How else to explain the absence of logic in NHL director of hockey operations Colin Campbell's decision to sit Downie and Kunitz for one playoff game each for their attacks on opponents?



On Monday, I reluctantly agreed with Campbell's decision not to punish Vancouver Canucks forward Raffi Torres for blasting Chicago Blackhawks defenceman Brent Seabrook behind the net. Since the puck was there, Torres was gliding toward Seabrook rather than charging and Seabrook mostly made it a blindside hit by having his head down. He was looking at the puck, not Torres, who took the latitude the NHL gives him and lowered the boom.

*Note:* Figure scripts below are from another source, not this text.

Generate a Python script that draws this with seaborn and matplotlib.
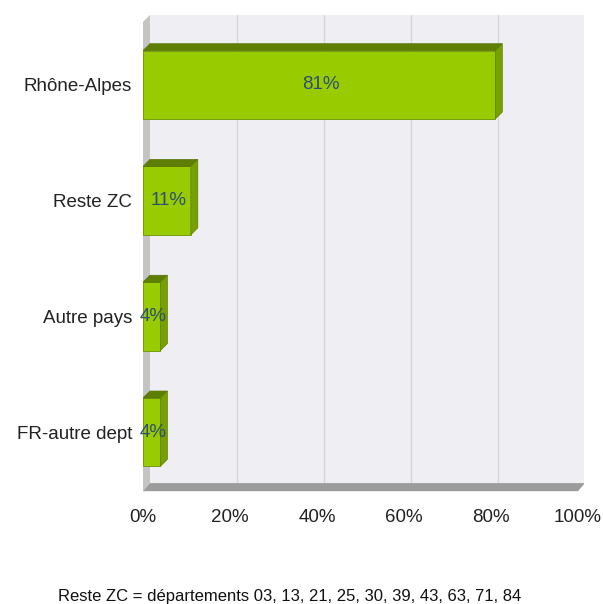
#Origine geographique - barres horizontales facon 3D

import matplotlib
matplotlib.use('Agg')
import matplotlib.pyplot as plt
from matplotlib.patches import Polygon, Rectangle
import seaborn as sns
import pandas as pd

#1.Data

regions=['Rhône-Alpes','Reste ZC','Autre pays','FR-autre dept']
parts=[81,11,4,4]
x_ticks=[0,20,40,60,80,100]
note='Reste ZC = départements 03, 13, 21, 25, 30, 39, 43, 63, 71, 84'

df=pd.DataFrame({'region':regions,'part':parts})

#2.Style

sns.set_style('white')
plt.rcParams['font.family']=['Liberation Sans','DejaVu Sans']

fig=plt.figure(figsize=(6.03,6.04),dpi=100)
ax=fig.add_axes([143/603,1-492/604,(584-143)/603,(492-15)/604])

green='#99CC00'
green_top='#5E7E00'
green_side='#779F00'
dx=1.6      # 3D depth on x (data units)
dy=0.06     # 3D depth on y (category units)
y_top=-0.603
y_floor_back=3.44
y_floor_front=y_floor_back+dy+0.01

#3.Walls and floor

ax.add_patch(Rectangle((dx,y_top),100,y_floor_back-y_top,facecolor='#EEEEF3',edgecolor='none',zorder=0))
for v in x_ticks[1:]:
    ax.plot([v+dx,v+dx],[y_top,y_floor_back],color='#D3D3DC',lw=0.9,zorder=0.5)
ax.add_patch(Polygon([(0,y_top+dy),(dx,y_top),(dx,y_floor_back),(0,y_floor_front)],
                     closed=True,facecolor='#C4C4C4',edgecolor='none',zorder=0.6))
ax.add_patch(Polygon([(dx,y_floor_back),(100+dx,y_floor_back),(100,y_floor_front),(0,y_floor_front)],
                     closed=True,facecolor='#9C9C9C',edgecolor='none',zorder=0.6))

#4.Bars

sns.barplot(data=df,y='region',x='part',orient='h',color=green,width=0.59,
            saturation=1,edgecolor='#6E9400',linewidth=0.6,ax=ax,zorder=2)

for bar in ax.patches[-len(regions):]:
    x0=bar.get_x(); y0=bar.get_y(); w=bar.get_width(); h=bar.get_height()
    ax.add_patch(Polygon([(x0,y0),(x0+dx,y0-dy),(x0+w+dx,y0-dy),(x0+w,y0)],closed=True,
                         facecolor=green_top,edgecolor='#557200',lw=0.5,zorder=3))
    ax.add_patch(Polygon([(x0+w,y0),(x0+w+dx,y0-dy),(x0+w+dx,y0+h-dy),(x0+w,y0+h)],closed=True,
                         facecolor=green_side,edgecolor='#5E8000',lw=0.5,zorder=3))

for i,v in enumerate(parts):
    ax.text(v/2+0.3,i,f'{v}%',ha='center',va='center',fontsize=13.5,color='#2C4F72',zorder=4)

#5.Axes

ax.set_xlim(0,100+6/4.35)
ax.set_ylim(y_floor_front+0.007,y_top)
ax.set_xticks(x_ticks)
ax.set_xticklabels([f'{v}%' for v in x_ticks])
ax.set_xlabel('')
ax.set_ylabel('')
ax.tick_params(axis='x',length=3,color='#DDDDDD',pad=9,labelsize=13.5,labelcolor='#222222')
ax.tick_params(axis='y',length=0,pad=8,labelsize=13.5,labelcolor='#222222')
for s in ax.spines.values():
    s.set_visible(False)

fig.text(290/603,1-596/604,note,ha='center',va='center',fontsize=12,color='#111111')

plt.savefig('out.png',dpi=100)
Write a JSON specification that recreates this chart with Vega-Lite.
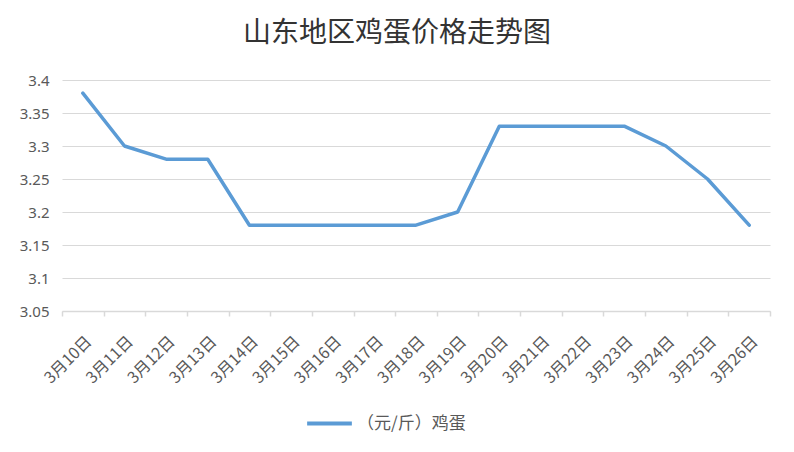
{
  "$schema": "https://vega.github.io/schema/vega-lite/v6.json",
  "autosize": {"type": "none"},
  "padding": {"left": 62, "top": 80, "right": 24, "bottom": 141},
  "width": 708,
  "height": 231,
  "background": "white",
  "title": {
    "text": "山东地区鸡蛋价格走势图",
    "font": "Noto Sans CJK SC",
    "fontSize": 28,
    "fontWeight": "normal",
    "color": "#333333",
    "anchor": "middle",
    "dx": -19,
    "offset": 25
  },
  "data": {
    "values": [
      {"date": "3月10日", "price": 3.38, "series": "（元/斤）鸡蛋"},
      {"date": "3月11日", "price": 3.30, "series": "（元/斤）鸡蛋"},
      {"date": "3月12日", "price": 3.28, "series": "（元/斤）鸡蛋"},
      {"date": "3月13日", "price": 3.28, "series": "（元/斤）鸡蛋"},
      {"date": "3月14日", "price": 3.18, "series": "（元/斤）鸡蛋"},
      {"date": "3月15日", "price": 3.18, "series": "（元/斤）鸡蛋"},
      {"date": "3月16日", "price": 3.18, "series": "（元/斤）鸡蛋"},
      {"date": "3月17日", "price": 3.18, "series": "（元/斤）鸡蛋"},
      {"date": "3月18日", "price": 3.18, "series": "（元/斤）鸡蛋"},
      {"date": "3月19日", "price": 3.20, "series": "（元/斤）鸡蛋"},
      {"date": "3月20日", "price": 3.33, "series": "（元/斤）鸡蛋"},
      {"date": "3月21日", "price": 3.33, "series": "（元/斤）鸡蛋"},
      {"date": "3月22日", "price": 3.33, "series": "（元/斤）鸡蛋"},
      {"date": "3月23日", "price": 3.33, "series": "（元/斤）鸡蛋"},
      {"date": "3月24日", "price": 3.30, "series": "（元/斤）鸡蛋"},
      {"date": "3月25日", "price": 3.25, "series": "（元/斤）鸡蛋"},
      {"date": "3月26日", "price": 3.18, "series": "（元/斤）鸡蛋"}
    ]
  },
  "mark": {"type": "line", "strokeWidth": 3.5, "strokeCap": "round", "strokeJoin": "round"},
  "encoding": {
    "x": {
      "field": "date",
      "type": "ordinal",
      "sort": null,
      "scale": {"type": "band", "paddingInner": 0, "paddingOuter": 0},
      "axis": {
        "title": null,
        "labelAngle": -45,
        "labelFont": "Noto Sans CJK SC",
        "labelFontSize": 16,
        "labelColor": "#595959",
        "labelPadding": 17,
        "tickBand": "extent",
        "ticks": true,
        "tickSize": 5,
        "tickColor": "#d9d9d9",
        "tickWidth": 1.5,
        "domainColor": "#d9d9d9",
        "domainWidth": 1.5,
        "grid": false
      }
    },
    "y": {
      "field": "price",
      "type": "quantitative",
      "scale": {"domain": [3.05, 3.4], "zero": false, "nice": false},
      "axis": {
        "title": null,
        "values": [3.05, 3.1, 3.15, 3.2, 3.25, 3.3, 3.35, 3.4],
        "format": ".3~f",
        "labelFont": "Noto Sans",
        "labelFontSize": 15,
        "labelColor": "#595959",
        "labelPadding": 13,
        "ticks": false,
        "tickSize": 0,
        "domain": false,
        "grid": true,
        "gridColor": "#d9d9d9",
        "gridWidth": 1
      }
    },
    "color": {
      "field": "series",
      "type": "nominal",
      "scale": {"range": ["#5b9bd5"]},
      "legend": {
        "title": null,
        "orient": "none",
        "legendX": 243,
        "legendY": 319,
        "symbolType": "stroke",
        "symbolSize": 2000,
        "symbolStrokeWidth": 4,
        "labelFont": "Noto Sans CJK SC",
        "labelFontSize": 17,
        "labelColor": "#595959",
        "labelOffset": 3
      }
    }
  },
  "config": {
    "view": {"stroke": null}
  }
}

But you cannot reach the same conclusion with either Downie, a Tampa Bay Lightning ruffian who is, as they say, known to police, or Kunitz, a Pittsburgh Penguins forward who has yet to achieve the notoriety of his suspended teammate Matt Cooke. Both players clearly tried to injure the players they hit.

On Monday night, Downie charged at Penguins defenceman Ben Lovejoy and leaped at him to deliver a shot to the head. This, like Torres hit, happened behind the net, which the NHL declared an open zone for predators, but that is where the similarity ends.

I am not a physics expert, so I cannot tell you if jumping into the air to hit someone increases the force of the collision. But that is not what matters. What matters is intent and leaving your feet to deliver a shot is clearly an intention to hurt your target.

Later in the same game, Kunitz swung his elbow and delivered a smash to the noggin of Lightning winger Simon Gagne. This, too, is clearly an attempt to injure. No one can argue an elbow smash is a clean hit.

All either player was going to receive from the referees was a minor penalty (Downie's was negated because the Penguins scored on the delayed call). But both should have been subject to rule 21.1 which calls for a match penalty. The NHL rulebook says a match penalty "shall be imposed on any player who deliberately attempts to injure or who deliberately injures an opponent in any manner." A match penalty also results in an automatic suspension until the NHL commissioner rules on the incident.

But after Tuesday's hearing, all the culprits got was a one-game suspension each. Elsewhere on this blog colleague James Mirtle points out Downie's hit on Lovejoy was practically the same as the one he made on Dean McAmmond four years ago, which brought a 20-game suspension.

No wonder the players' respect for each other seems to be dropping as fast as the victims.